Had you been at the Hermosa Beach Pier last Friday afternoon, you’d have noticed a peculiar site, one not seen on a beach volleyball court professionally (in a doubles format) since August of 2016: Taylor Crabb and Trevor Crabb, playing together.

It was a NORCECA qualifier, one in which the winning team would receive a bid into five successive NORCECA events, the entry level rung on the international ladder. With Trevor’s current partner, Phil Dalhausser, retired from international play, and Taylor’s domestic teammate, Taylor Sander, not interested in it, it made sense enough for the two to reunite.

“The Crabb bros might hit a few internationals this year,” Taylor Crabb said on this week’s SANDCAST, which you can already watch if you’re a member of our YouTube Channel. “There was no one else.”

They lost that qualifier, dropping to Gage Basey and Thomas Hurst in the semifinals with Trevor nursing a pulled quad that rendered him mostly useless for the match (seriously, go watch the video of their first rounder against Carlos Jimenez and Charlie Siragusa on the NY Varsity Sports YouTube Channel; Trevor barely moves). Basey and Hurst took second, losing a wild final to Evan Cory and Derek Bradford.

The odds of a bid trickling down to the Crabbs are actually still decent.

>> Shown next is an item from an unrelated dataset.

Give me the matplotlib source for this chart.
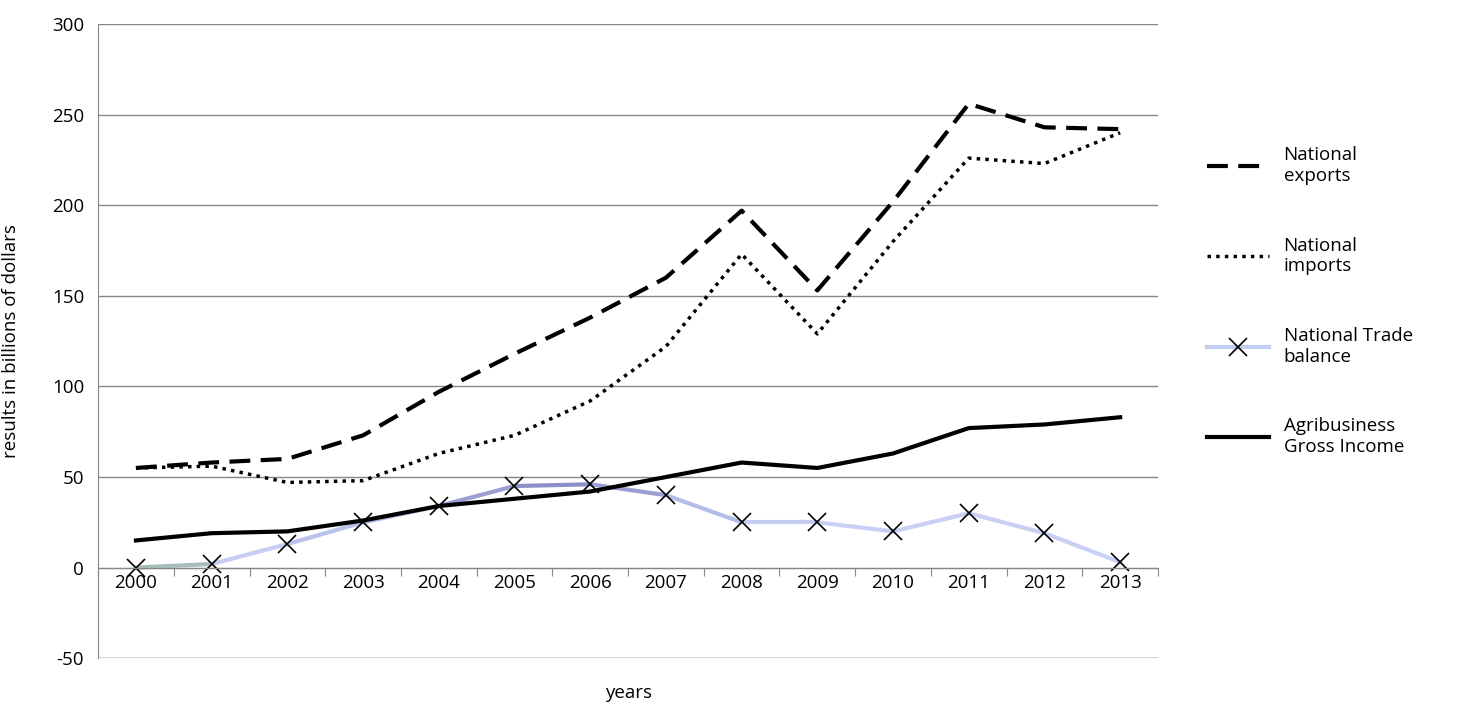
import numpy as np
import matplotlib.pyplot as plt

years = [str(y) for y in range(2000, 2014)]
exports = [55, 58, 60, 73, 97, 118, 138, 160, 197, 153, 202, 256, 243, 242]
imports = [55, 56, 47, 48, 63, 73, 92, 122, 173, 129, 180, 226, 223, 240]
trade = [0, 2, 13, 25, 34, 45, 46, 40, 25, 25, 20, 30, 19, 3]
agri = [15, 19, 20, 26, 34, 38, 42, 50, 58, 55, 63, 77, 79, 83]
# per-segment shade of the trade-balance line (it fades in the original)
seg_colors = ["#a8bcbc", "#c4cdf2", "#b8c2ec", "#aab2e2", "#9a9ed2", "#8c90c8",
              "#9a9ed2", "#b4bce8", "#c4cdf2", "#c8d0f4", "#c8d0f4", "#c8d0f4", "#c8d0f4"]

plt.rcParams['font.family'] = ['Open Sans', 'DejaVu Sans']
plt.rcParams['axes.unicode_minus'] = False
fig = plt.figure(figsize=(14.64, 7.07), dpi=100)
ax = fig.add_axes([0.067, 0.069, 0.724, 0.897])
x = np.arange(len(years))
fs = 13.5

ax.plot(x, exports, color="black", lw=3, ls=(0, (5, 2.5)), label="National\nexports")
ax.plot(x, imports, color="black", lw=2.5, ls=(0, (1, 1.5)), label="National\nimports")
for i in range(len(x) - 1):
    ax.plot(x[i:i + 2], trade[i:i + 2], color=seg_colors[i], lw=3, solid_capstyle="round")
ax.plot(x, trade, ls="none", marker="x", ms=13, mew=1.2, color="black")
ax.plot([], [], color="#c4cdf2", lw=3, marker="x", ms=13, mew=1.2, mec="black",
        label="National Trade\nbalance")
ax.plot(x, agri, color="black", lw=3, label="Agribusiness\nGross Income")

ax.set_xlim(-0.5, 13.5)
ax.set_ylim(-50, 300)
ax.set_yticks(range(-50, 301, 50))
ax.grid(axis="y", color="#868686", lw=1)
ax.axhline(-50, color="#868686", lw=1, zorder=0)
ax.set_axisbelow(True)
for s in ["top", "right"]:
    ax.spines[s].set_visible(False)
ax.spines["left"].set_color("#868686")
ax.spines["bottom"].set_position(("data", 0))
ax.spines["bottom"].set_color("#868686")
ax.set_xticks(np.arange(-0.5, 14, 1))
ax.set_xticklabels([])
ax.tick_params(axis="x", length=6, color="#868686")
ax.tick_params(axis="y", length=0, labelsize=fs, pad=10)
for i, y in enumerate(years):
    ax.text(i, -3.5, y, ha="center", va="top", fontsize=fs)
ax.text(0.5, -0.055, "years", transform=ax.transAxes, ha="center", va="center", fontsize=fs)
ax.text(-0.082, 0.5, "results in billions of dollars", transform=ax.transAxes,
        ha="center", va="center", rotation=90, fontsize=fs)

ax.legend(loc="center left", bbox_to_anchor=(1.03, 0.563), frameon=False, fontsize=fs,
          handlelength=3.3, labelspacing=2.75)
fig.savefig("out.png", dpi=100)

Five events are a lot, and it’s unlikely Cory and Bradford or Basey and Hurst will go to all, or even most, of them. Technically, the Crabbs took fourth, as they forfeited the third-place match, against Lev Priima and Dave Wieczorek, so three teams would have to opt out for the Crabbs to get the nod for a NORCECA.

But that’s not all they’re penciling in together.

They’re signed up for the Volleyball World Beach Pro Tour Baden Challenge in early August, and they are planning on a Futures in Pompano Beach in December. There’s also a potential Elite being hosted in Newport Beach in October, although nothing has been confirmed. If so, USA Volleyball would get a main draw and a qualifier wild card to use as it chooses. Whether those wild cards would go to the Crabbs or someone else – if the event does, indeed, happen – is up to USA Volleyball.

For now, however, the Crabbs will play locally, and against one another, in the AVP League. One of the few matches more interesting than the Crabbs playing together is when they play against one another.